╭─ SOURCE EXCERPT

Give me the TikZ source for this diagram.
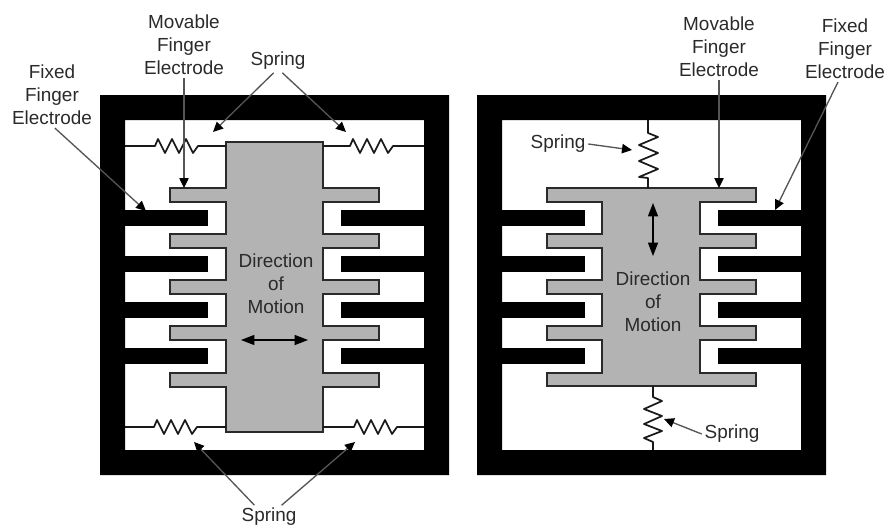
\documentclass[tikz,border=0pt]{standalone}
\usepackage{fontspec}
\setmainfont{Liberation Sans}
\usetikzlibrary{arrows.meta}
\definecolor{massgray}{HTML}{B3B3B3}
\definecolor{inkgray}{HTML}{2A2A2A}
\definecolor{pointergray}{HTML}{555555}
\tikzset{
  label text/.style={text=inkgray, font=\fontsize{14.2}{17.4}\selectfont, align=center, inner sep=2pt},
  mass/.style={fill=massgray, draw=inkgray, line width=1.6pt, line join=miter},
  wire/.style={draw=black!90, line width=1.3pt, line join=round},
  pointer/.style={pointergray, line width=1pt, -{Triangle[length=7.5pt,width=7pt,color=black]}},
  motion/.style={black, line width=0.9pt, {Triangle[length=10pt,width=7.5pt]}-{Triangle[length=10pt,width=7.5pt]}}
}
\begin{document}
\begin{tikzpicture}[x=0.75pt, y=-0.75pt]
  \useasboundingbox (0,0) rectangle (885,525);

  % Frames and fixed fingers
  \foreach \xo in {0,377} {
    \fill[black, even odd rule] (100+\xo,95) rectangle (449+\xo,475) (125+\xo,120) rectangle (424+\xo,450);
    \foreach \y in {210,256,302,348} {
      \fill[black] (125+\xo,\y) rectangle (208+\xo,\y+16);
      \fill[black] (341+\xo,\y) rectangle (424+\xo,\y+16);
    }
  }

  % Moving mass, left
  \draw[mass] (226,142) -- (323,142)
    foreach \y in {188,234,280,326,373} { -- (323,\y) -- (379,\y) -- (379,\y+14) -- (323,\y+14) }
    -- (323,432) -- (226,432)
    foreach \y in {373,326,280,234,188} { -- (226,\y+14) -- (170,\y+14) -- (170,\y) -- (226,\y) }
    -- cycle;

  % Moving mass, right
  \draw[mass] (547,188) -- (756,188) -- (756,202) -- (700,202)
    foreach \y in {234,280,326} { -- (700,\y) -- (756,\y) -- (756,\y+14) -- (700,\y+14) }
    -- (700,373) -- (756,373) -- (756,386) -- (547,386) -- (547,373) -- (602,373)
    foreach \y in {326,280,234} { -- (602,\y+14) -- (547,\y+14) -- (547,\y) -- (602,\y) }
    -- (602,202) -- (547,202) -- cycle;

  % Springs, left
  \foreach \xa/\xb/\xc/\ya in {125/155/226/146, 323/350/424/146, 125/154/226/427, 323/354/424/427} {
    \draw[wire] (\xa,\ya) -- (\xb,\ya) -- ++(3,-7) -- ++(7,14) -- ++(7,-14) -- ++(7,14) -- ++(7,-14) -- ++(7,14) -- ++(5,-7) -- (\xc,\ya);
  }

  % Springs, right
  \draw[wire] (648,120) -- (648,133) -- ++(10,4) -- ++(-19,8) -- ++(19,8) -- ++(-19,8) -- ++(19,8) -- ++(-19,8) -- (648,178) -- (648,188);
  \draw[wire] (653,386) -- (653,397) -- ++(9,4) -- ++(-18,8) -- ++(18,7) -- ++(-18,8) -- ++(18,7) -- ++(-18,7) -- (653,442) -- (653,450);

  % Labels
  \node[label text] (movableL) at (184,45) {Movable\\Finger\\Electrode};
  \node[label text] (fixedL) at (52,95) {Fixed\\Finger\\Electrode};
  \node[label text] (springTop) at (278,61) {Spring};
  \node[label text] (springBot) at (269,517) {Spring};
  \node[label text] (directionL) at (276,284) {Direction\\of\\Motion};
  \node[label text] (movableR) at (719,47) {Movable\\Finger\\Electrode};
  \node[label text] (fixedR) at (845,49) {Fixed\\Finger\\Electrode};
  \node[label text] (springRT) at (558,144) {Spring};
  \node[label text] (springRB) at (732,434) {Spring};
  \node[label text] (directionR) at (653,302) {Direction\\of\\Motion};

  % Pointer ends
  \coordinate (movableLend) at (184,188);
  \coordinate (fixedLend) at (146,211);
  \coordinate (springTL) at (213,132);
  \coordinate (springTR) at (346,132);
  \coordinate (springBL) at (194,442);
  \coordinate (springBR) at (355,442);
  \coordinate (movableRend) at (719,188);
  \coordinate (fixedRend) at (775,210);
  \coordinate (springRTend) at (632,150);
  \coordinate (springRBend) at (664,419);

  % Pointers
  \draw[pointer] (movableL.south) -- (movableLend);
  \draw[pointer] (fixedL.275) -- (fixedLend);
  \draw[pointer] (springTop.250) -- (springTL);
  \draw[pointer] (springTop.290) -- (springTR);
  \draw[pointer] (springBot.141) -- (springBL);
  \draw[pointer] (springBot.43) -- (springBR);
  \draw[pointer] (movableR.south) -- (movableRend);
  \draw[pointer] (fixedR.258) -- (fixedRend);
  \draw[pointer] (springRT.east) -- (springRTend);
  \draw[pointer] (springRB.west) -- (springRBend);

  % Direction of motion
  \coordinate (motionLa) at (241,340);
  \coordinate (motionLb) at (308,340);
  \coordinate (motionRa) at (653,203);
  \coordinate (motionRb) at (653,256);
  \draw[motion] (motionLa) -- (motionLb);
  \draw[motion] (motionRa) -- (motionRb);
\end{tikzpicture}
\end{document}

╰─

Give again exactly the lines running from the beginning of the material above through the line that contains "(0,0) rectangle (885,525);", and leave out every picture.

* THE RESPONSE
Give me the TikZ source for this diagram.
\documentclass[tikz,border=0pt]{standalone}
\usepackage{fontspec}
\setmainfont{Liberation Sans}
\usetikzlibrary{arrows.meta}
\definecolor{massgray}{HTML}{B3B3B3}
\definecolor{inkgray}{HTML}{2A2A2A}
\definecolor{pointergray}{HTML}{555555}
\tikzset{
  label text/.style={text=inkgray, font=\fontsize{14.2}{17.4}\selectfont, align=center, inner sep=2pt},
  mass/.style={fill=massgray, draw=inkgray, line width=1.6pt, line join=miter},
  wire/.style={draw=black!90, line width=1.3pt, line join=round},
  pointer/.style={pointergray, line width=1pt, -{Triangle[length=7.5pt,width=7pt,color=black]}},
  motion/.style={black, line width=0.9pt, {Triangle[length=10pt,width=7.5pt]}-{Triangle[length=10pt,width=7.5pt]}}
}
\begin{document}
\begin{tikzpicture}[x=0.75pt, y=-0.75pt]
  \useasboundingbox (0,0) rectangle (885,525);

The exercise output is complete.